If this giveaway is successful, we’ll re-run again occasionally, as a special thank you to my wonderful readers!
Here are the links to the review sites:

The Meyer Effect

The other day I saw an interview with 50 Shades of Grey author E. L. James where she said that she was inspired to write her book by the success of Twilight author Stephenie Meyer.  As I understand it, the book actually had its beginning on a Twilight fan site.

I had to laugh.  Not at James, who is clearly parlaying this inspiration into incredible success; no, I was laughing ruefully at the latest and (probably) most famous example of what I call the Meyer Effect.

Visit any group of writers, and I can almost guarantee that you’ll meet at least one who will admit that Stephenie Meyer and the phenomenon that was the Twilight series gave her the impetus to write her own book. I myself am a member and admin of a writing support group that was once, in our early years, called the TwiWriters; we all met on the huge Twilight fan site Twilight Moms.  While many of us have drifted away from that fan site, a small strong core of us are still writing.

What is the Meyer effect and how does it work?  It is the situation wherein someone (almost always a woman) has read the interviews with the Twilight author wherein she describes how she came to write the books.  Meyer talks about a vivid dream and having to fit in writing down the dream between swim lessons and other mom activities.  That dream became a pivotal and well-known scene in the first book.

I believe that the way Meyer entered into authorhood–the juxtaposition of a story that would become a world-wide hysteria with the very ordinary elements of suburban mom–somehow made the idea of writing more accessible to millions of people.  The most commonly heard words are, “I decided if Stephenie Meyer could do it, so could I.”

We all of us hung on her stories of typing late into the night and at poolside during swim lessons. . .dropping the huge manuscript into a mailbox (that to this day gives her butterflies when she sees it!). . .getting miraculously discovered in the dreaded slush pile by an editorial assistant (who has since become a literary agent).  Again, it echoes in our minds:  If it happened this way for Stephenie Meyer, it could happen for me.

Had Twilight happened ten years ago, or ten years from now, I don’t think the Meyer effect would be as widespread. The combination of her story with the rise of independent publication has come together to create a perfect literary storm. For instance, JK Rowling’s stories of writing the Harry Potter books on a train didn’t launch a motherlode of new writers. I never heard anyone say, “If JK Rowling can do it, so can I.”

The ramifications of the Meyer Effect will be felt for a long time, as many of the authors whom she inspired are just now hitting the bookshelves.  Will it ultimately be a negative or a positive result?  Stay tuned.

Managing Media

All writers, indie or not, have to harness the power of social media these days. It’s a necessary tool for promotion of your book and your brand.

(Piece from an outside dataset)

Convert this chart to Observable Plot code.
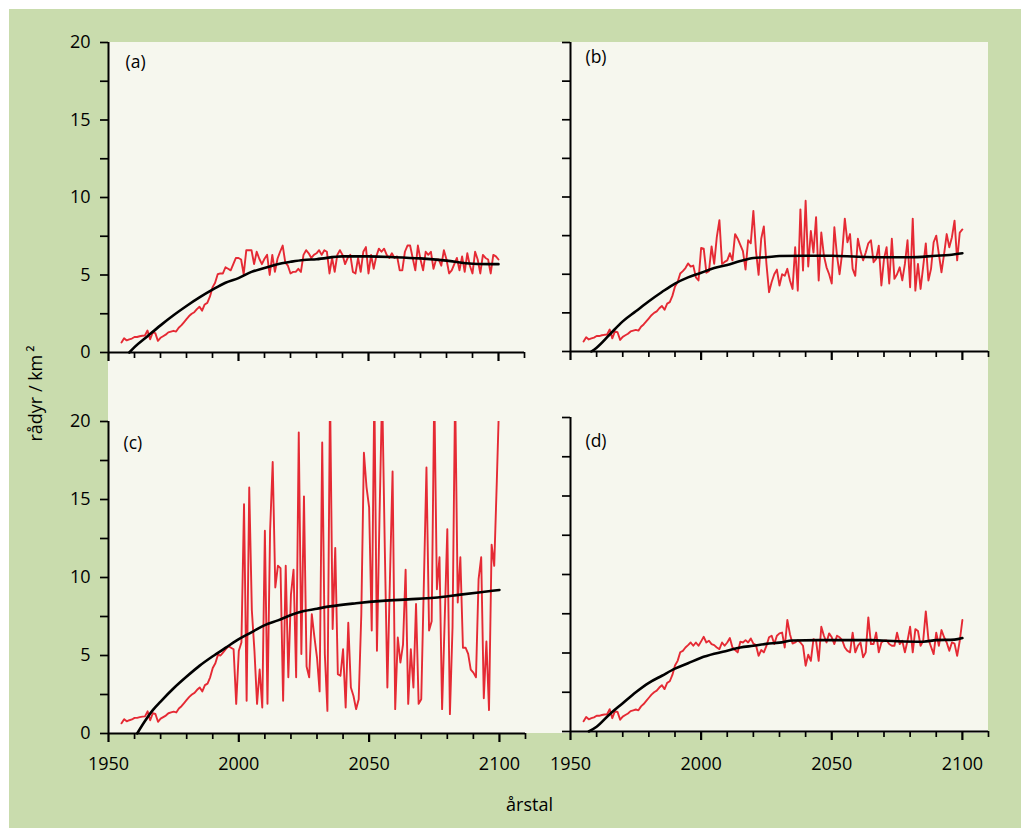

At the same time, this kind of PR work can consume your life.  Ask any author who has at least one book out and is working on another about the struggle to balance promotion and writing.  It’s not easy.

So the wonderful powers that be on the internet have come up with programs that allow us to manage social media, to schedule tweets and to track what elements are working for us. I can sit down on a Sunday night and schedule tweets for an entire week (I usually don’t; a day ahead is the best I’ve been able to do!).  I can write posts for my site here and have them appear exactly when I want them.

Of course, there are some people who believe that this kind of scheduling is wrong.  One author recently claimed that the true impact of social media lies in its immediacy, that by ‘manipulating’ it in this way, we are somehow cheating.

I disagree.  I am a writer, yes.  However, I am also a wife, a mom who homeschools, a caretaker of 20 month old. . .even with an iPhone, I can hardly be tied to the internet twelve hours a day. At the same time, in the current climate, being absent from social media even for a day can drastically impact standing and sales.

Scheduling social media makes my life possible. I try to keep even my scheduled tweets and posts fresh and timely.

I don’t call that manipulating; I call it managing.